STORED RECORDS:
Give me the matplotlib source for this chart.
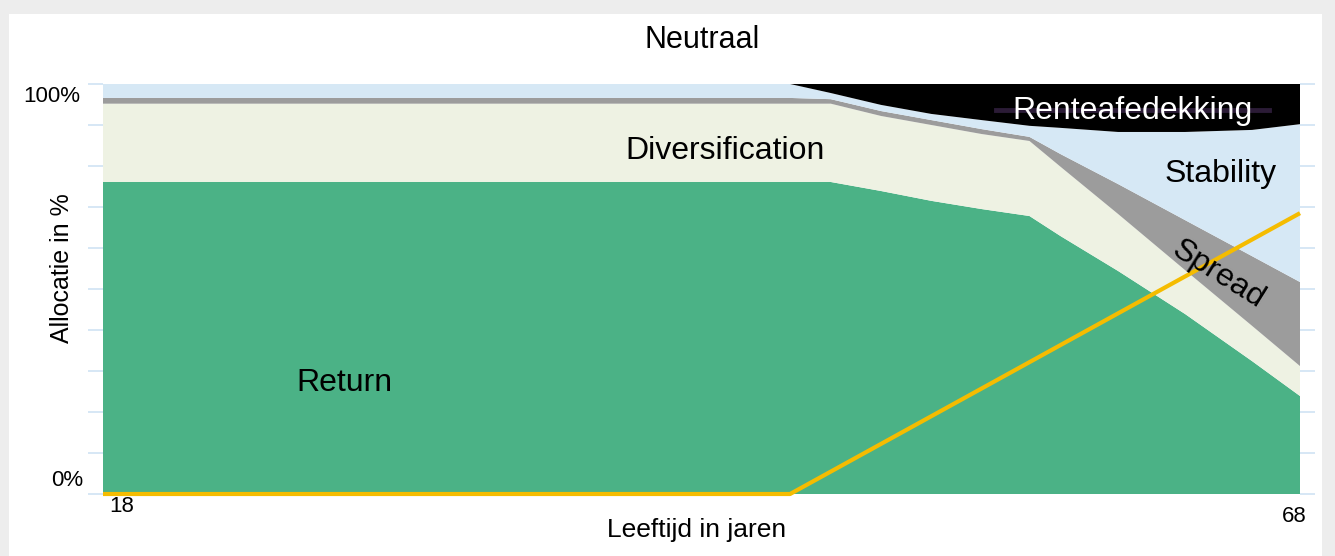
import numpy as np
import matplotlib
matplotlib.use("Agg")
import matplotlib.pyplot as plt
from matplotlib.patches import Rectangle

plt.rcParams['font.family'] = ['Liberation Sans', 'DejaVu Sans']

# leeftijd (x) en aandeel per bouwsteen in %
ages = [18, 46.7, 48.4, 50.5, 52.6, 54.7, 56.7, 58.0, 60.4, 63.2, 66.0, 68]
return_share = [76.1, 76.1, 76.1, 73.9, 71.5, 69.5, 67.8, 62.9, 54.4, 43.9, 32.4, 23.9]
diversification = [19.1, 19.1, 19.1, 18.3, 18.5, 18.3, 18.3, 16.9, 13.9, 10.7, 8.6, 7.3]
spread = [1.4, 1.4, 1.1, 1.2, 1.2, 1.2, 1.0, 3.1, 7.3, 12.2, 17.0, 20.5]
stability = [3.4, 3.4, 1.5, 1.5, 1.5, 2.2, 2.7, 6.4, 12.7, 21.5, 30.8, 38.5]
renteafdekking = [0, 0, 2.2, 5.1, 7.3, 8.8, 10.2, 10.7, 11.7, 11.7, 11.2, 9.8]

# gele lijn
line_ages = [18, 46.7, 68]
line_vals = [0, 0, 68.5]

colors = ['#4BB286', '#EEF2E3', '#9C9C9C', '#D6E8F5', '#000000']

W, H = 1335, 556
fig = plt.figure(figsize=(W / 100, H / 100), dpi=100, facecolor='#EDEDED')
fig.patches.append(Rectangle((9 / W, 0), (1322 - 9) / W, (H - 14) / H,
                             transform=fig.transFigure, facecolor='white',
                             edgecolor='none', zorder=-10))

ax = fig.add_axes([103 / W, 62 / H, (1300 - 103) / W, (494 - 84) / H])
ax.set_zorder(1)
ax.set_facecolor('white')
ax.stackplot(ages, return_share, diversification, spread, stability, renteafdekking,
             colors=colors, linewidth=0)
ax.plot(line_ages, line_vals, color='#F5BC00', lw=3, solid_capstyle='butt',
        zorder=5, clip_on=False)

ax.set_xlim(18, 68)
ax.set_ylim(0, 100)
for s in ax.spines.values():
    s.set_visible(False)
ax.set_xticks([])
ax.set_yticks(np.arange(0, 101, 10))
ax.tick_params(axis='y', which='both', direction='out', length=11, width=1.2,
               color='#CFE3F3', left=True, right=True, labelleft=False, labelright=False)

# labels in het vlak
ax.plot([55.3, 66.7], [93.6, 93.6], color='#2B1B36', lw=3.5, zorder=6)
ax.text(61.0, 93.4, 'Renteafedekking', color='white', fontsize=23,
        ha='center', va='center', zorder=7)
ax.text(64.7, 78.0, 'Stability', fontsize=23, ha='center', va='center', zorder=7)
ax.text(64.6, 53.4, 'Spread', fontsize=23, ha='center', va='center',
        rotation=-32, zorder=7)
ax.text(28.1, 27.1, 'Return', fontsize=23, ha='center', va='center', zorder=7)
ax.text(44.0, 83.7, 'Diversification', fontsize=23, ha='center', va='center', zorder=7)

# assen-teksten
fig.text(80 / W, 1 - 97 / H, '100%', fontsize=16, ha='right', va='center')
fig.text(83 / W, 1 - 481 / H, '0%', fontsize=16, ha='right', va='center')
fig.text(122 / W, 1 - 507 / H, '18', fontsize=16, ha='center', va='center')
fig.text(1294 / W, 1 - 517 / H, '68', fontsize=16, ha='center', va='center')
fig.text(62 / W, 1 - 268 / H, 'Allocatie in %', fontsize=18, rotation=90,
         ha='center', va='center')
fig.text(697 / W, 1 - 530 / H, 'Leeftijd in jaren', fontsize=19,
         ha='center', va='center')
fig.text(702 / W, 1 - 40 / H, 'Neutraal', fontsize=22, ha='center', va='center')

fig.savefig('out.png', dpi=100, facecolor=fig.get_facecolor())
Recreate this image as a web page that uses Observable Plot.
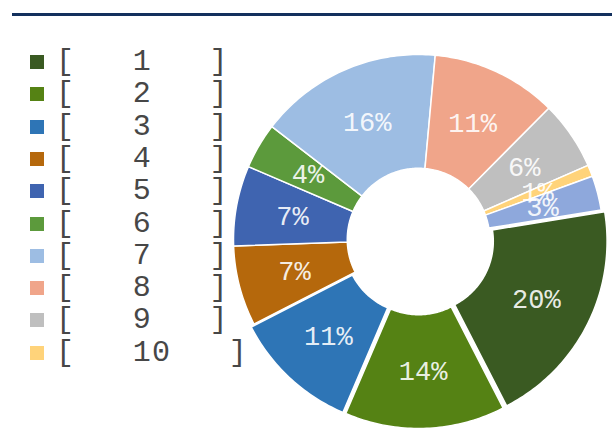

TASK DIRECTIONS: Transcribe all of the entries word for word, but skip any pictures they contain.

SOLUTION TO THIS PROBLEM:
Give me the matplotlib source for this chart.
import numpy as np
import matplotlib
matplotlib.use("Agg")
import matplotlib.pyplot as plt
from matplotlib.patches import Rectangle

plt.rcParams['font.family'] = ['Liberation Sans', 'DejaVu Sans']

# leeftijd (x) en aandeel per bouwsteen in %
ages = [18, 46.7, 48.4, 50.5, 52.6, 54.7, 56.7, 58.0, 60.4, 63.2, 66.0, 68]
return_share = [76.1, 76.1, 76.1, 73.9, 71.5, 69.5, 67.8, 62.9, 54.4, 43.9, 32.4, 23.9]
diversification = [19.1, 19.1, 19.1, 18.3, 18.5, 18.3, 18.3, 16.9, 13.9, 10.7, 8.6, 7.3]
spread = [1.4, 1.4, 1.1, 1.2, 1.2, 1.2, 1.0, 3.1, 7.3, 12.2, 17.0, 20.5]
stability = [3.4, 3.4, 1.5, 1.5, 1.5, 2.2, 2.7, 6.4, 12.7, 21.5, 30.8, 38.5]
renteafdekking = [0, 0, 2.2, 5.1, 7.3, 8.8, 10.2, 10.7, 11.7, 11.7, 11.2, 9.8]

# gele lijn
line_ages = [18, 46.7, 68]
line_vals = [0, 0, 68.5]

colors = ['#4BB286', '#EEF2E3', '#9C9C9C', '#D6E8F5', '#000000']

W, H = 1335, 556
fig = plt.figure(figsize=(W / 100, H / 100), dpi=100, facecolor='#EDEDED')
fig.patches.append(Rectangle((9 / W, 0), (1322 - 9) / W, (H - 14) / H,
                             transform=fig.transFigure, facecolor='white',
                             edgecolor='none', zorder=-10))

ax = fig.add_axes([103 / W, 62 / H, (1300 - 103) / W, (494 - 84) / H])
ax.set_zorder(1)
ax.set_facecolor('white')
ax.stackplot(ages, return_share, diversification, spread, stability, renteafdekking,
             colors=colors, linewidth=0)
ax.plot(line_ages, line_vals, color='#F5BC00', lw=3, solid_capstyle='butt',
        zorder=5, clip_on=False)

ax.set_xlim(18, 68)
ax.set_ylim(0, 100)
for s in ax.spines.values():
    s.set_visible(False)
ax.set_xticks([])
ax.set_yticks(np.arange(0, 101, 10))
ax.tick_params(axis='y', which='both', direction='out', length=11, width=1.2,
               color='#CFE3F3', left=True, right=True, labelleft=False, labelright=False)

# labels in het vlak
ax.plot([55.3, 66.7], [93.6, 93.6], color='#2B1B36', lw=3.5, zorder=6)
ax.text(61.0, 93.4, 'Renteafedekking', color='white', fontsize=23,
        ha='center', va='center', zorder=7)
ax.text(64.7, 78.0, 'Stability', fontsize=23, ha='center', va='center', zorder=7)
ax.text(64.6, 53.4, 'Spread', fontsize=23, ha='center', va='center',
        rotation=-32, zorder=7)
ax.text(28.1, 27.1, 'Return', fontsize=23, ha='center', va='center', zorder=7)
ax.text(44.0, 83.7, 'Diversification', fontsize=23, ha='center', va='center', zorder=7)

# assen-teksten
fig.text(80 / W, 1 - 97 / H, '100%', fontsize=16, ha='right', va='center')
fig.text(83 / W, 1 - 481 / H, '0%', fontsize=16, ha='right', va='center')
fig.text(122 / W, 1 - 507 / H, '18', fontsize=16, ha='center', va='center')
fig.text(1294 / W, 1 - 517 / H, '68', fontsize=16, ha='center', va='center')
fig.text(62 / W, 1 - 268 / H, 'Allocatie in %', fontsize=18, rotation=90,
         ha='center', va='center')
fig.text(697 / W, 1 - 530 / H, 'Leeftijd in jaren', fontsize=19,
         ha='center', va='center')
fig.text(702 / W, 1 - 40 / H, 'Neutraal', fontsize=22, ha='center', va='center')

fig.savefig('out.png', dpi=100, facecolor=fig.get_facecolor())
Recreate this image as a web page that uses Observable Plot.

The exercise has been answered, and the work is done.